▸ DATASET SECTION
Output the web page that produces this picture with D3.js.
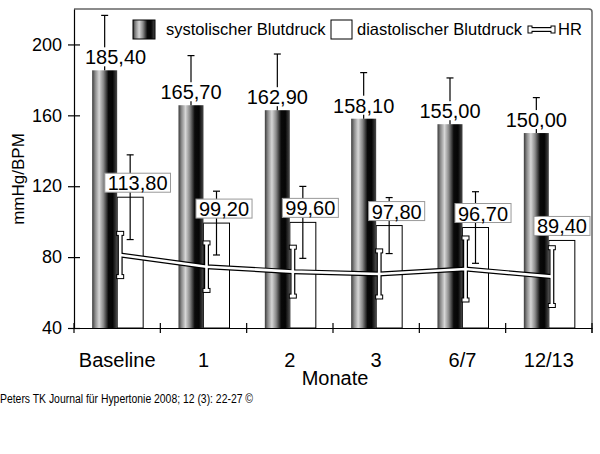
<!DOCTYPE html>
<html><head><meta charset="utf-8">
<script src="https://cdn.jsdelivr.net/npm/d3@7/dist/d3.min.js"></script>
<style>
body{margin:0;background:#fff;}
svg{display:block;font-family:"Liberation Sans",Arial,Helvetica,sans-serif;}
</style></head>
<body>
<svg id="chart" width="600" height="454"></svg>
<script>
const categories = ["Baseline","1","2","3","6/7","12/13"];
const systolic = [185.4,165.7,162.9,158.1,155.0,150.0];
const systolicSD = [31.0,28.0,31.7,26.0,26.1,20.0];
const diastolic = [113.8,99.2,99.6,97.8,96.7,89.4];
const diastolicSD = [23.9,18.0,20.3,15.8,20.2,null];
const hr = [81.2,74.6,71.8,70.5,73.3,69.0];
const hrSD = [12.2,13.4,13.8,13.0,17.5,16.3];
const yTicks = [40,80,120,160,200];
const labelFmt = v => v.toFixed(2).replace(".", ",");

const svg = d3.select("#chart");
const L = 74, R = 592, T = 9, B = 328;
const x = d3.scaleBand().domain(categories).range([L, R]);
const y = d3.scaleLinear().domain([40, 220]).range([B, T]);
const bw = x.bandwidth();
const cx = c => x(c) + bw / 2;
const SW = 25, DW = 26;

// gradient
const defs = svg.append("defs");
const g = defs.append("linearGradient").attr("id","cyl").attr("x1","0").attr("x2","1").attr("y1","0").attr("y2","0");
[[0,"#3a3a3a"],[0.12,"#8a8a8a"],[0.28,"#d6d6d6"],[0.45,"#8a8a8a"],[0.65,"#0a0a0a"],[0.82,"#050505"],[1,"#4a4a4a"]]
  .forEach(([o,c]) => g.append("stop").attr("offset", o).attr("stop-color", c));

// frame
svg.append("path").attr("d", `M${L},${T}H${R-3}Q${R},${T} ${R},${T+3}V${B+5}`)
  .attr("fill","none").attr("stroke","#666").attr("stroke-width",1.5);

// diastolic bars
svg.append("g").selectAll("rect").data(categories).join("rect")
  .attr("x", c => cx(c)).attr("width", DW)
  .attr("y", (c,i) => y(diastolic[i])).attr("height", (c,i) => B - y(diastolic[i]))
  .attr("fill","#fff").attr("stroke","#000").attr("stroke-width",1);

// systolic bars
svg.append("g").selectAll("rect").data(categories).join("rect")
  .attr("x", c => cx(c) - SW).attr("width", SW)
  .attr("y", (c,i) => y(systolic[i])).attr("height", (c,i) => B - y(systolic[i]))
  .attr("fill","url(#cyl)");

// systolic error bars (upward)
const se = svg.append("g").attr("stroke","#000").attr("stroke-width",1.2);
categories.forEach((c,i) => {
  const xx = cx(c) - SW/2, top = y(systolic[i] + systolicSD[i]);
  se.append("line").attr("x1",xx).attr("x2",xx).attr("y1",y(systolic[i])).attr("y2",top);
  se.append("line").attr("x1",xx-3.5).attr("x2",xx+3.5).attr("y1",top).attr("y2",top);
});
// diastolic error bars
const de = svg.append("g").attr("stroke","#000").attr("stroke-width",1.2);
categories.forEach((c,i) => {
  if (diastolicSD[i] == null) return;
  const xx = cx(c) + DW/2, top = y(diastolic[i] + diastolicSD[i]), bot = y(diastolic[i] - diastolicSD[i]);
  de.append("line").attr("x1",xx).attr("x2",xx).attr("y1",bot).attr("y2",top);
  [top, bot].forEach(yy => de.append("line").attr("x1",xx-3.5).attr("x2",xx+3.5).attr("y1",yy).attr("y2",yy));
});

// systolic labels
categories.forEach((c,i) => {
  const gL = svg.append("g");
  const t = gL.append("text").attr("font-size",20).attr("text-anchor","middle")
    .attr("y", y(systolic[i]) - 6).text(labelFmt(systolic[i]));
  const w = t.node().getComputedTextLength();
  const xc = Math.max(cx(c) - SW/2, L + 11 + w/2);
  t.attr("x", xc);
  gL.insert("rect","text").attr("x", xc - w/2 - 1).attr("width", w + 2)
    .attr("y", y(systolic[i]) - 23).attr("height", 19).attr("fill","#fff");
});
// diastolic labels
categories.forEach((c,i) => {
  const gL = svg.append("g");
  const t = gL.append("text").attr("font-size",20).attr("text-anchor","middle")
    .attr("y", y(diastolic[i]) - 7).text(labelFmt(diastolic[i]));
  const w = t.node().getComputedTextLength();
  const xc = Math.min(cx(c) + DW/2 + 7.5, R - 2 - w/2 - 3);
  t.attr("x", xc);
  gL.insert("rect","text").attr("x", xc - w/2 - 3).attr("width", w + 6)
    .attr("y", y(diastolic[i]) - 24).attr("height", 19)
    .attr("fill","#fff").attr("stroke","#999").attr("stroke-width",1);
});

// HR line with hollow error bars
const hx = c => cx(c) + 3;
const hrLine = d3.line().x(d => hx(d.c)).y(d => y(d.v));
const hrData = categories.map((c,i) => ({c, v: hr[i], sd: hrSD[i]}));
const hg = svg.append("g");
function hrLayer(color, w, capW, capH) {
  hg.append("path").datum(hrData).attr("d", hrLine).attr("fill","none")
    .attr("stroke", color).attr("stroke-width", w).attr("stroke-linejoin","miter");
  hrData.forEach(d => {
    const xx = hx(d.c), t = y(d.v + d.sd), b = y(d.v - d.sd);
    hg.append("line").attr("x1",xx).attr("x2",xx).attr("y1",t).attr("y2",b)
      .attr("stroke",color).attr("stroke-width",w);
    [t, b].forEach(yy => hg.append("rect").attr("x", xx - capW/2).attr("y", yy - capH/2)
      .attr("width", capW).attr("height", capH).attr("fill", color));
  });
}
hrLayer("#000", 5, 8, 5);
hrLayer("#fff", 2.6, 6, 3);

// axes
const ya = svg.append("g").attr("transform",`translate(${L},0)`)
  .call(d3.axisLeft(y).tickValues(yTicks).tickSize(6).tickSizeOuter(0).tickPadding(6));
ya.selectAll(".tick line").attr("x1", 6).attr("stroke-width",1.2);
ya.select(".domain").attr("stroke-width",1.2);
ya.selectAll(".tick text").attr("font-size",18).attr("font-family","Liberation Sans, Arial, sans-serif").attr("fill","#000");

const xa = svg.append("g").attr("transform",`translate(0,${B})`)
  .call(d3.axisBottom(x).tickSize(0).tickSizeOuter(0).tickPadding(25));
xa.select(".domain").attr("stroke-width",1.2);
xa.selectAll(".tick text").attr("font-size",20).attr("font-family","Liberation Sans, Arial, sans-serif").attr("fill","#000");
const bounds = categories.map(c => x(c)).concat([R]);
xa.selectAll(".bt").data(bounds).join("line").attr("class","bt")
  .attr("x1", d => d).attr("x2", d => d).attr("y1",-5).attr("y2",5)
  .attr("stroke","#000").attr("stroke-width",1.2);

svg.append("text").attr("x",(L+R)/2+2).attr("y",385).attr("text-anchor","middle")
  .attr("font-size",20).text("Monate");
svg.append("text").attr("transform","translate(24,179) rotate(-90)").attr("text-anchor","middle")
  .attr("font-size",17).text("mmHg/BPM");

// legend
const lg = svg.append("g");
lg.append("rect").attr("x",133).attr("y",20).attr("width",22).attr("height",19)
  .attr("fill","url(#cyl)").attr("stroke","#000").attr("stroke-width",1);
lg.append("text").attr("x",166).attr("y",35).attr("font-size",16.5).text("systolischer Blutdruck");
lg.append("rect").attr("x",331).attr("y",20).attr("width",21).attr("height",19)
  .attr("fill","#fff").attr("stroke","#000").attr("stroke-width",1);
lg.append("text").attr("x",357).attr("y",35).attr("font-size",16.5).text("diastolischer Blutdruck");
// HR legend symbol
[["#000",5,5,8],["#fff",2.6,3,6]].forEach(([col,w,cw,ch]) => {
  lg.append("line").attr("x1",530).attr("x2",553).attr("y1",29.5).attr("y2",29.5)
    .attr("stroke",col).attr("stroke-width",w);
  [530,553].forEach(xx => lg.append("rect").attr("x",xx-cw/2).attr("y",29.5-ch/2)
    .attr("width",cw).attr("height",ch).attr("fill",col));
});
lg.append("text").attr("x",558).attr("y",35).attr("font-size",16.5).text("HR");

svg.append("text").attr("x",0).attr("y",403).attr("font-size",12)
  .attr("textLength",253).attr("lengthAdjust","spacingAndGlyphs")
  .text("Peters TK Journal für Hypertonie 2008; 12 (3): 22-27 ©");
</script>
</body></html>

▸ WORK REQUIRED
Copy whichever lines in the listing above contain the word "with".

▸ EXERCISE RESPONSE
Output the web page that produces this picture with D3.js.
// HR line with hollow error bars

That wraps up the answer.